Dans son argumentaire, il rejette l’idée de la création d’une nouvelle coalition. «Je ne pense pas qu’ils doivent créer une nouvelle coalition compte tenu de la situation d’aujourd’hui, de l’enjeu de l’heure avec les élections qui se profilent. Créer une autre dynamique à quelques mois des élections n’est pas possible. Ce que le Président Macky Sall pouvait faire, c’est dès à présent choisir son candidat. Le temps passe et jusque-là, aucune lisibilité. Les Sénégalais veulent juste s’assurer que le Président ne pourra pas candidater et qu’il va choisir un autre. Les citoyens sont en train de voir que leur seule alternative, c’est Ousmane Sonko.»

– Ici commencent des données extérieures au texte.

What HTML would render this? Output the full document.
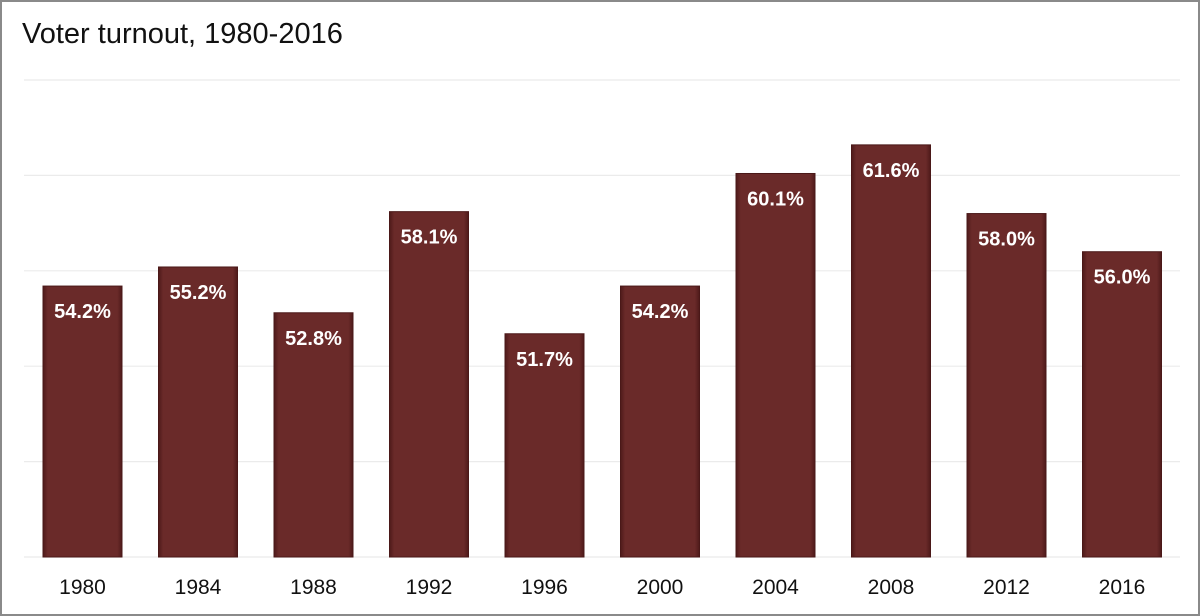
<!DOCTYPE html>
<html><head><meta charset="utf-8"><style>
html,body{margin:0;padding:0;background:#fff;}
#wrap{position:relative;width:1200px;height:616px;box-sizing:border-box;border:2px solid #8a8a8a;background:#fff;overflow:hidden;}
svg{position:absolute;left:0;top:0;}
</style></head><body>
<div id="wrap">
<svg id="chart" width="1200" height="616">
<defs>
<linearGradient id="barg" x1="0" x2="1" y1="0" y2="0">
<stop offset="0" stop-color="#4e1a1a"/><stop offset="0.06" stop-color="#6a2a29"/>
<stop offset="0.94" stop-color="#6a2a29"/><stop offset="1" stop-color="#4e1a1a"/>
</linearGradient>
</defs>
<text x="20" y="41" font-family="Liberation Sans, sans-serif" font-size="29" fill="#111">Voter turnout, 1980-2016</text>
<g id="grid"></g><g id="bars"></g><g id="labels"></g>
</svg>
</div>
<script>
const categories = ["1980","1984","1988","1992","1996","2000","2004","2008","2012","2016"];
const values = [54.2,55.2,52.8,58.1,51.7,54.2,60.1,61.6,58.0,56.0];
const valueLabels = ["54.2%","55.2%","52.8%","58.1%","51.7%","54.2%","60.1%","61.6%","58.0%","56.0%"];
const gridTicks = [40,45,50,55,60,65];
const yMin=40,yMax=65,yBase=555,yTop=78;
const xLeft=22.75,band=115.5,barW=79;
function y(v){return yBase-(v-yMin)/(yMax-yMin)*(yBase-yTop);}
function xc(i){return xLeft+band*(i+0.5);}
const NS="http://www.w3.org/2000/svg";
const grid=document.getElementById('grid'),bars=document.getElementById('bars'),labels=document.getElementById('labels');
gridTicks.forEach(t=>{
  const l=document.createElementNS(NS,'line');
  
  
  l.setAttribute('x1',22);l.setAttribute('x2',1178);
  l.setAttribute('y1',y(t));l.setAttribute('y2',y(t));
  l.setAttribute('stroke','#ebebeb');l.setAttribute('stroke-width','1.2');
  grid.appendChild(l);
});
values.forEach((v,i)=>{
  const r=document.createElementNS(NS,'rect');
  
  
  r.setAttribute('x',xc(i)-barW/2);r.setAttribute('y',y(v));
  r.setAttribute('width',barW);r.setAttribute('height',yBase-y(v));
  r.setAttribute('fill','url(#barg)');r.setAttribute('stroke','#4a1818');r.setAttribute('stroke-width','1');
  bars.appendChild(r);
  const t=document.createElementNS(NS,'text');
  
  
  t.setAttribute('x',xc(i));t.setAttribute('y',y(v)+32);
  t.setAttribute('text-anchor','middle');t.setAttribute('fill','#fff');
  t.setAttribute('font-family','Liberation Sans, sans-serif');t.setAttribute('font-weight','bold');t.setAttribute('font-size','20');
  t.textContent=valueLabels[i];
  labels.appendChild(t);
  const c=document.createElementNS(NS,'text');
  
  
  c.setAttribute('x',xc(i));c.setAttribute('y',592);
  c.setAttribute('text-anchor','middle');c.setAttribute('fill','#111');
  c.setAttribute('font-family','Liberation Sans, sans-serif');c.setAttribute('font-size','21');
  c.textContent=categories[i];
  labels.appendChild(c);
});
</script>
</body></html>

Dr Diatta est convaincu que la seule issue pour Bby est que le Président Macky Sall ne se présente pas en 2024. Il dit : «Il faut qu’ils arrivent à trouver un candidat qui fait l’unanimité chez plusieurs grands ténors de Bby, comme Amadou Bâ...même si le Parti socialiste a une vision sur Serigne Mbaye Thiam qui est en train de se positionner. Si le Président Macky Sall ne retient pas sa candidature, fait un bon choix, ils peuvent souffler à nouveau, même si c’est quand même difficile compte tenu de la situation politique avec la montée en puissance de Pastef et de Yewwi Askan Wi. Ce qui rend quasiment extrêmement difficile une remontée de Benno, un positionnement de leaders de Bby.»